18XT Vehicle dynamics

I was the Suspension Lead Engineer for the 18XT, the Johns Hopkins University's first top-10 car in the past five years. Over its three competitions, the car won the following awards while competing against more than 100 teams (some international!):

TENNESSEE 2022:

Design - 1st Place

Static Events - 3rd Place

ROCHESTER 2022:

Design - 2nd Place

Static Events - 4th Place

ARIZONA 2023 (as Team Captain):

Design - 2nd Place

Overall - 8th Place

Above: 2nd Place Design Event at Arizona 2023
Below: Suspension, Steering, Brakes Design Poster

OVERVIEW

This part of the 18XT is the most invisible level of design, as all of the parameters do not actually change how the car looks. However, they are critically important for the vehicle's handling characteristics.

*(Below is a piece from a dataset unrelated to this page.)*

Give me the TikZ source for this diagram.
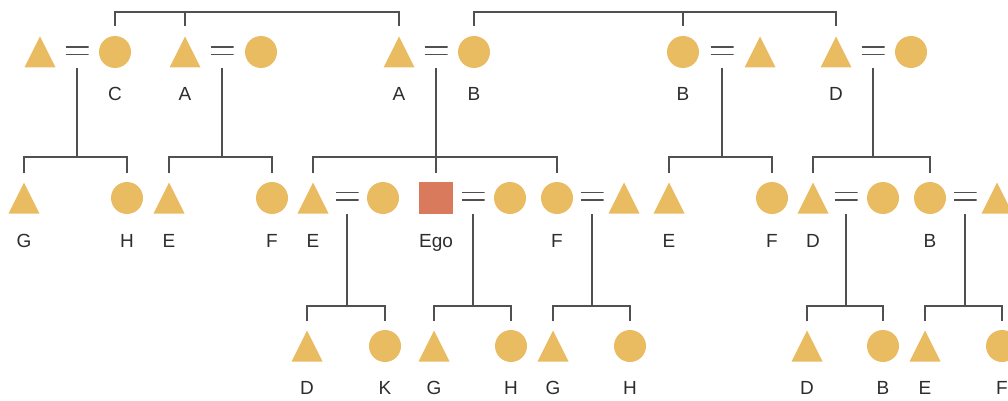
\documentclass[tikz,border=0pt]{standalone}
\usepackage{fontspec}
\setmainfont{Liberation Sans}
\definecolor{gold}{RGB}{234,188,98}
\definecolor{egocol}{RGB}{218,122,92}
\definecolor{linec}{RGB}{80,80,80}
\definecolor{textc}{RGB}{45,45,45}
\begin{document}
\begin{tikzpicture}[x=1pt,y=-1pt,
  tri/.style={minimum width=31pt,minimum height=31pt,inner sep=0pt,
    path picture={\fill[gold] (path picture bounding box.south west) --
      (path picture bounding box.south east) -- (path picture bounding box.north) -- cycle;}},
  cir/.style={circle,fill=gold,minimum size=32pt,inner sep=0pt},
  egobox/.style={rectangle,fill=egocol,minimum width=34pt,minimum height=32pt,inner sep=0pt},
  marr/.style={minimum width=23pt,minimum height=8pt,inner sep=0pt,
    path picture={\draw[linec,line width=1.3pt]
      (path picture bounding box.north west) -- (path picture bounding box.north east)
      (path picture bounding box.south west) -- (path picture bounding box.south east);}},
  lbl/.style={anchor=base,inner sep=0pt,text=textc,font=\fontsize{19}{22}\selectfont},
  ln/.style={draw=linec,line width=1.3pt},
  dropup/.style={yshift=9pt}]
\useasboundingbox (0,0) rectangle (1008,401);
\clip (0,0) rectangle (1008,401);

% ---- first generation (couples) ----
\node[tri] (t1) at (40,52) {};
\node[marr] (e1) at (77,51) {};
\node[cir] (c1) at (115,52) {};
\node[tri] (t2) at (185,52) {};
\node[marr] (e2) at (222,51) {};
\node[cir] (c2) at (261,52) {};
\node[tri] (t3) at (399,52) {};
\node[marr] (e3) at (436,51) {};
\node[cir] (c3) at (474,52) {};
\node[cir] (c4) at (683,52) {};
\node[marr] (e4) at (722,51) {};
\node[tri] (t4) at (760,52) {};
\node[tri] (t5) at (836,52) {};
\node[marr] (e5) at (873,51) {};
\node[cir] (c5) at (911,52) {};

\node[lbl] (lc1) at (115,100) {C};
\node[lbl] (lt2) at (185,100) {A};
\node[lbl] (lt3) at (399,100) {A};
\node[lbl] (lc3) at (474,100) {B};
\node[lbl] (lc4) at (683,100) {B};
\node[lbl] (lt5) at (836,100) {D};

% sibling bars above the first generation
\coordinate (ta) at (185,12);
\coordinate (tb) at (683,12);
\draw[ln] ([yshift=10pt]c1.north) |- (ta) -| ([yshift=10pt]t3.north);
\draw[ln] ([yshift=10pt]t2.north) -- (ta);
\draw[ln] ([yshift=10pt]c3.north) |- (tb) -| ([yshift=10pt]t5.north);
\draw[ln] ([yshift=10pt]c4.north) -- (tb);

% ---- second generation ----
\node[tri] (g2a) at (24,198) {};
\node[cir] (g2b) at (127,198) {};
\node[tri] (g2c) at (169,198) {};
\node[cir] (g2d) at (272,198) {};
\node[tri] (g2e) at (313,198) {};
\node[marr] (f1) at (347,196) {};
\node[cir] (g2f) at (383,198) {};
\node[egobox] (ego) at (436,198) {};
\node[marr] (f2) at (473,196) {};
\node[cir] (g2g) at (510,198) {};
\node[cir] (g2h) at (557,198) {};
\node[marr] (f3) at (592,196) {};
\node[tri] (g2i) at (624,198) {};
\node[tri] (g2j) at (669,198) {};
\node[cir] (g2k) at (772,198) {};
\node[tri] (g2l) at (813,198) {};
\node[marr] (f4) at (846,196) {};
\node[cir] (g2m) at (883,198) {};
\node[cir] (g2n) at (930,198) {};
\node[marr] (f5) at (965,196) {};
\node[tri] (g2o) at (997,198) {};

\node[lbl] (l2a) at (24,247) {G};
\node[lbl] (l2b) at (127,247) {H};
\node[lbl] (l2c) at (169,247) {E};
\node[lbl] (l2d) at (272,247) {F};
\node[lbl] (l2e) at (313,247) {E};
\node[lbl] (lego) at (436,247) {Ego};
\node[lbl] (l2h) at (557,247) {F};
\node[lbl] (l2j) at (669,247) {E};
\node[lbl] (l2k) at (772,247) {F};
\node[lbl] (l2l) at (813,247) {D};
\node[lbl] (l2n) at (930,247) {B};

% descent from the first-generation couples
\coordinate (s1) at (77,157);
\coordinate (s2) at (222,157);
\coordinate (s3) at (436,157);
\coordinate (s4) at (722,157);
\coordinate (s5) at (873,157);
\draw[ln] (e1 |- t1.south) -- (s1);
\draw[ln] ([dropup]g2a.north) |- (s1) -| ([dropup]g2b.north);
\draw[ln] (e2 |- t2.south) -- (s2);
\draw[ln] ([dropup]g2c.north) |- (s2) -| ([dropup]g2d.north);
\draw[ln] (e3 |- t3.south) -- ([dropup]ego.north);
\draw[ln] ([dropup]g2e.north) |- (s3) -| ([dropup]g2h.north);
\draw[ln] (e4 |- t4.south) -- (s4);
\draw[ln] ([dropup]g2j.north) |- (s4) -| ([dropup]g2k.north);
\draw[ln] (e5 |- t5.south) -- (s5);
\draw[ln] ([dropup]g2l.north) |- (s5) -| ([dropup]g2n.north);

% ---- third generation ----
\node[tri] (g3a) at (307,346) {};
\node[cir] (g3b) at (385,346) {};
\node[tri] (g3c) at (434,346) {};
\node[cir] (g3d) at (511,346) {};
\node[tri] (g3e) at (553,346) {};
\node[cir] (g3f) at (630,346) {};
\node[tri] (g3g) at (807,346) {};
\node[cir] (g3h) at (883,346) {};
\node[tri] (g3i) at (925,346) {};
\node[cir] (g3j) at (1002,346) {};

\node[lbl] (l3a) at (307,394) {D};
\node[lbl] (l3b) at (385,394) {K};
\node[lbl] (l3c) at (434,394) {G};
\node[lbl] (l3d) at (511,394) {H};
\node[lbl] (l3e) at (553,394) {G};
\node[lbl] (l3f) at (630,394) {H};
\node[lbl] (l3g) at (807,394) {D};
\node[lbl] (l3h) at (883,394) {B};
\node[lbl] (l3i) at (925,394) {E};
\node[lbl] (l3j) at (1002,394) {F};

% descent from the second-generation couples
\coordinate (u1) at (347,306);
\coordinate (u2) at (473,306);
\coordinate (u3) at (592,306);
\coordinate (u4) at (846,306);
\coordinate (u5) at (965,306);
\draw[ln] (f1 |- g2e.south) -- (u1);
\draw[ln] ([dropup]g3a.north) |- (u1) -| ([dropup]g3b.north);
\draw[ln] (f2 |- ego.south) -- (u2);
\draw[ln] ([dropup]g3c.north) |- (u2) -| ([dropup]g3d.north);
\draw[ln] (f3 |- g2h.south) -- (u3);
\draw[ln] ([dropup]g3e.north) |- (u3) -| ([dropup]g3f.north);
\draw[ln] (f4 |- g2l.south) -- (u4);
\draw[ln] ([dropup]g3g.north) |- (u4) -| ([dropup]g3h.north);
\draw[ln] (f5 |- g2o.south) -- (u5);
\draw[ln] ([dropup]g3i.north) |- (u5) -| ([dropup]g3j.north);
\end{tikzpicture}
\end{document}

The challenge I was faced with is that spring, ride, roll, and damping rates had not been actively used in design in previous years. As such, there was no knowledge base to stand on, especially considering that changes could significantly impact vehicle handling.

From a high level, I took the qualities of a previous car that handled well, back-calculated the parameters that caused it to be successful as well as improving in other areas, and then recalculated the corresponding ideal ones for the 18XT.

SPREADSHEET CALCULATIONS

RIDE RATES

Ride rates are the "spring constant" of a suspension corner when a vertical load is applied at the contact patch of the tire. The following factors impact them:

Spring stiffness (also called spring rate)
Distance between spring mount and center of wheel (also called an installation ratio)
Tire stiffness
Component compliances

For simplicity, I initially assumed infinite tire and component stiffness. However, following vertical tire stiffness testing, I added this into the calculation as well.

Ride rates affect how the suspension absorbs undulations, as well as sudden shock loads, and should be sized such that "bottoming out" does not occur for maximum component durability.

Essentially this boils down to choosing spring rates, as the installation ratios were predetermined by already designed suspension geometry.

To accomplish this, first I used data from a dynamic test that was run in the summer. However, the raw data was incredibly noisy, so I filtered it until reasonable consistency in the data was achieved. The result from this was still higher than the values from assumptions, meaning that our previous ride rates were too low.

Then, I first used damping plots from a shock tuning manual and and our maximum recorded shock travel rate to get our maximum theoretical damping force.

Then, the ride rates could be back-calculated, eventually arriving at the proper spring rates.

ROLL RATES

Roll rates are the "spring constant" across a vehicle's axle that oppose the natural rolling motion of the car through a corner. The following factors impact them:

Ride rates
Anti-roll bars (and their corresponding installation ratios)
Frame torsional compliance

Again, for simplicity I assumed frame torsional rigidity was negligible (infinitely stiff chassis).

As the ride rates have already been chosen, the "natural" roll rates of each axle are already determined. Only the anti-roll bar stiffness will impact the vehicle's handling. However, I chose the ride rates such that an anti-roll bar was no longer necessary, while still retaining the same front-to-rear roll stiffness ratio as last year's car.

DAMPING

The last major part of dynamic suspension calculations is choosing damping ratios. Generally, it is ideal to be around 1/3 of the critical damping number (taken from the car weight and corresponding ride rates).

However, for different vehicle applications, the damping ratio changes significantly. For Baja offroad racing, high compression damping is desired due to the harsh obstacles, while relatively low rebound damping is necessary to maintain contact with the ground as much as possible.

I also used shock force - velocity plots to determine the contribution of the shock absorber to maximum deceleration impacts, and ended up at a ~2G allowable, which is similar to that measured on-car during a previous test day.

COMPETITION PERFORMANCE

Overall, there was a lack of full-scale handling tests that were similar to competition. As a result, the suspension tuning was not ideal as the following handling flaws were discovered:

Overly stiff suspension led to vehicle pitching and required a good driver to prevent rollovers;
Lack of Ackermann led to poor cornering performance.
"Tricycling" handling philosophy was not useful for steady-state cornering.

The handling flaws are apparent in the following video from Arizona 2022, with a "lazy front-end" to the car that required oversteering the rear. On gripper surfaces such as clay, the inability to forcibly oversteer the rear led to a large turning radius and poor handling characteristics.

The experience I gained from this helped me form my design vision for the next car, the 19XT, where I would be designing the kinematic hardpoints and had a say in the ride and roll rates.